Last month, the company sold 25 acres of land in Borivali in Mumbai for Rs.1,155 crore. It also sold a 4.37% stake in group company Titan Industries Ltd to Tata Sons Ltd last year in March through its unit Kalimati Investment Co. Ltd.

"Tata Steel has about Rs.10,000 crore worth of inter-group equity holdings and non-strategic assets, which is more or less like a cushion they can use to reduce debt in case a need arises," Shah of Barclays Capital said.

Opportunistic sales likely

While the company still has the option to sell assets to pare debt, given the easing pressure, it is now more likely to make opportunistic sales, with the objective of taking the benefit of higher valuation, as the markets and the economy improve, analysts said.

"Right now, selling assets cheaply may not be a good option," said Alok Agarwal, head of research, institutional equity, Networth Stock Broking Ltd. "Tata Steel could look out for two things -- a smarter recovery in Europe and higher infrastructure spend by the new government in India which could determine how fast the cash flows come in."

To be sure, the earnings before interest, taxes, depreciation and amortization (Ebitda) at the European operations would have to double from the current levels to $70-80 a tonne for the needle to turn on the debt front, Agarwal said. Ebitda is a key indicator of a company's performance.

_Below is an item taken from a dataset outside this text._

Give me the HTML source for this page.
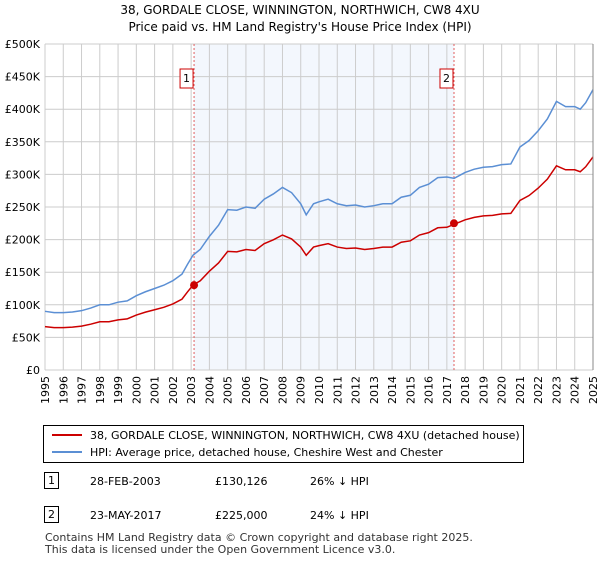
<!DOCTYPE html>
<html><head><meta charset="utf-8"><style>
body{margin:0;background:#fff;font-family:"Liberation Sans","DejaVu Sans",sans-serif;}
svg text{font-family:"DejaVu Sans","Liberation Sans",sans-serif;}
</style></head><body>
<svg width="600" height="560" xmlns="http://www.w3.org/2000/svg">
<text x="300" y="14" text-anchor="middle" font-size="12">38, GORDALE CLOSE, WINNINGTON, NORTHWICH, CW8 4XU</text>
<text x="300" y="31" text-anchor="middle" font-size="12">Price paid vs. HM Land Registry's House Price Index (HPI)</text>
<g id="plot"></g>
<g>
<rect x="43.5" y="425.5" width="480" height="37" fill="#fff" stroke="#000"/>
<line x1="52" y1="435" x2="82" y2="435" stroke="#cc0000" stroke-width="2"/>
<text x="90" y="439" font-size="11">38, GORDALE CLOSE, WINNINGTON, NORTHWICH, CW8 4XU (detached house)</text>
<line x1="52" y1="452" x2="82" y2="452" stroke="#5b8fd4" stroke-width="2"/>
<text x="90" y="456" font-size="11">HPI: Average price, detached house, Cheshire West and Chester</text>
</g>
<g font-size="11">
<rect x="44.5" y="472.5" width="14" height="16" fill="#fff" stroke="#000"/><text x="51.5" y="484" text-anchor="middle">1</text>
<text x="90" y="485">28-FEB-2003</text><text x="215" y="485">£130,126</text><text x="310" y="485">26% ↓ HPI</text>
<rect x="44.5" y="506.5" width="14" height="16" fill="#fff" stroke="#000"/><text x="51.5" y="518" text-anchor="middle">2</text>
<text x="90" y="519">23-MAY-2017</text><text x="215" y="519">£225,000</text><text x="310" y="519">24% ↓ HPI</text>
</g>
<text x="45" y="541" font-size="11" fill="#333">Contains HM Land Registry data © Crown copyright and database right 2025.</text>
<text x="45" y="553" font-size="11" fill="#333">This data is licensed under the Open Government Licence v3.0.</text>
</svg>
<script>
const hpiYears=[1995,1995.5,1996,1996.5,1997,1997.5,1998,1998.5,1999,1999.5,2000,2000.5,2001,2001.5,2002,2002.5,2002.8,2003.1,2003.5,2004,2004.5,2005,2005.5,2006,2006.5,2007,2007.5,2008,2008.5,2009,2009.3,2009.7,2010,2010.5,2011,2011.5,2012,2012.5,2013,2013.5,2014,2014.5,2015,2015.5,2016,2016.5,2017,2017.4,2018,2018.5,2019,2019.5,2020,2020.5,2021,2021.5,2022,2022.5,2023,2023.5,2024,2024.3,2024.6,2025];
const hpiValues=[90,88,88,89,91,95,100,100,104,106,114,120,125,130,137,147,162,176,185,205,222,246,245,250,248,262,270,280,272,255,238,255,258,262,255,252,253,250,252,255,255,265,268,280,285,295,296,294,303,308,311,312,315,316,342,352,367,385,412,404,404,400,410,430];
const saleYears=[2003.16,2017.39];
const salePrices=[130126,225000];
const saleLabels=["1","2"];
const yTicks=[0,50,100,150,200,250,300,350,400,450,500];
const yTickLabels=["£0","£50K","£100K","£150K","£200K","£250K","£300K","£350K","£400K","£450K","£500K"];
const xTicks=[1995,1996,1997,1998,1999,2000,2001,2002,2003,2004,2005,2006,2007,2008,2009,2010,2011,2012,2013,2014,2015,2016,2017,2018,2019,2020,2021,2022,2023,2024,2025];
const X=y=>45+(y-1995)*(548/30), Y=v=>370-v*0.652;
const NS="http://www.w3.org/2000/svg", g=document.getElementById('plot');
function mk(t,a){const e=document.createElementNS(NS,t);for(const k in a)e.setAttribute(k,a[k]);g.appendChild(e);return e;}
let sh=mk('rect',{x:X(saleYears[0]),y:Y(500),width:X(saleYears[1])-X(saleYears[0]),height:Y(0)-Y(500),fill:'#eef3fc',opacity:0.7});


xTicks.forEach(t=>{let l=mk('line',{x1:X(t),x2:X(t),y1:Y(0),y2:Y(500),stroke:'#ccc'});


let tx=mk('text',{x:0,y:0,'font-size':11,'text-anchor':'end',transform:`translate(${X(t)+4},${Y(0)+6}) rotate(-90)`});tx.textContent=t;

});
yTicks.forEach((t,i)=>{let l=mk('line',{x1:X(1995),x2:X(2025),y1:Y(t),y2:Y(t),stroke:'#ccc'});


let tx=mk('text',{x:40,y:Y(t)+4,'font-size':11,'text-anchor':'end'});tx.textContent=yTickLabels[i];

});
saleYears.forEach((s,i)=>{let l=mk('line',{x1:X(s),x2:X(s),y1:Y(0),y2:Y(500),stroke:'#e06060','stroke-dasharray':'2,2'});


let r=mk('rect',{x:X(s)-14,y:69,width:13,height:19,fill:'#fff',stroke:'#cc0000'});


let t=mk('text',{x:X(s)-7.5,y:82,'font-size':11,'text-anchor':'middle'});t.textContent=saleLabels[i];

});
const ratio=y=>{let r=salePrices[0]/1000/176;if(y>=saleYears[1])r=salePrices[1]/1000/296;return r;};
let hp=mk('polyline',{points:hpiYears.map((y,i)=>X(y)+','+Y(hpiValues[i])).join(' '),fill:'none',stroke:'#5b8fd4','stroke-width':1.5});


let rp=mk('polyline',{points:hpiYears.map((y,i)=>X(y)+','+Y(hpiValues[i]*ratio(y))).join(' '),fill:'none',stroke:'#cc0000','stroke-width':1.5});


saleYears.forEach((s,i)=>{let c=mk('circle',{cx:X(s),cy:Y(salePrices[i]/1000),r:4,fill:'#cc0000'});

});
let ax=mk('line',{x1:X(2025),x2:X(2025),y1:Y(0),y2:Y(500),stroke:'#888'});


</script>
</body></html>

"They have been selling their stakes in bits and pieces for the past several quarters and stakes sales, going forward, are likely to be more opportunistic in nature," said Barclays' Shah.

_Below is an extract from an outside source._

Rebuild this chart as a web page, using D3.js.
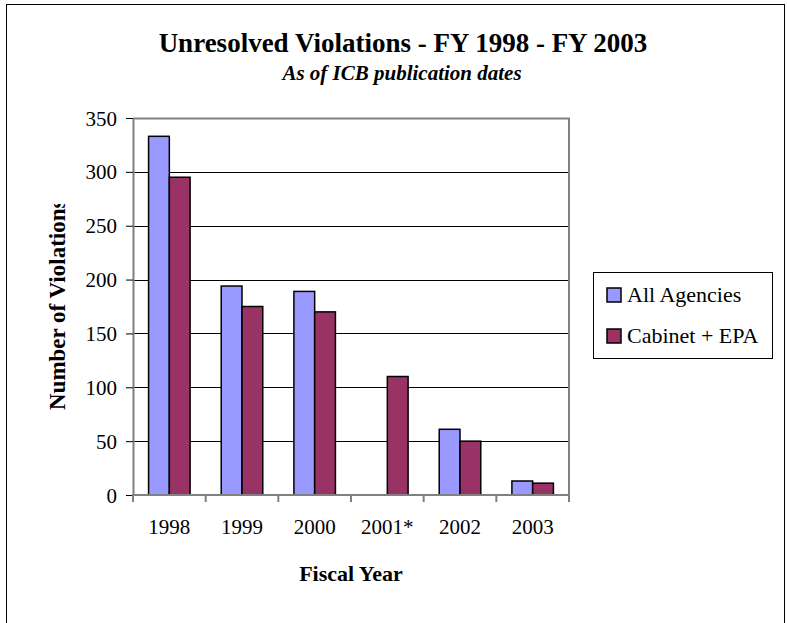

Tata Steel may look to sell stakes in Tata Sponge Iron and some more stakes in Titan, other analysts said.

A stake sale in Dhamra Port in Odisha could also be on the table.

Dhamra could fetch them a good price as ports are set to be valuable as the economy picks up, Networth's Agarwal said, but Chatterjee did not comment when asked if the stake in Dhamra Port was slated next for sale.

Tata Steel's consolidated Ebitda is Rs.15,782.7 crore in 2013-14, rising to Rs.17,822.4 crore in 2014-15 and Rs.19,920 crore in the next fiscal year, a 13 March research report from Elara Capital estimated.

Elara forecast Ebitda margin at 10.7% in the year ended 31 March, rising to 11.5% in the next fiscal and 11.9% in 2015-16. Net debt-to-equity ratio was seen at 1.9 in 2013-14, improving to 1.8 in in the next year and 1.5 in 2015-16.

Shares of Tata Steel ended on BSE at Rs.401.90 on Friday, up 0.84% from Thursday's close and 32.03% more than a year ago.

The Sensex closed at 22,359.50 points, down 0.66%, and up 20.80% from a year ago. The BSE Metals index closed at 10,110.15 points, up 0.25%, and up 19.06% from a year ago.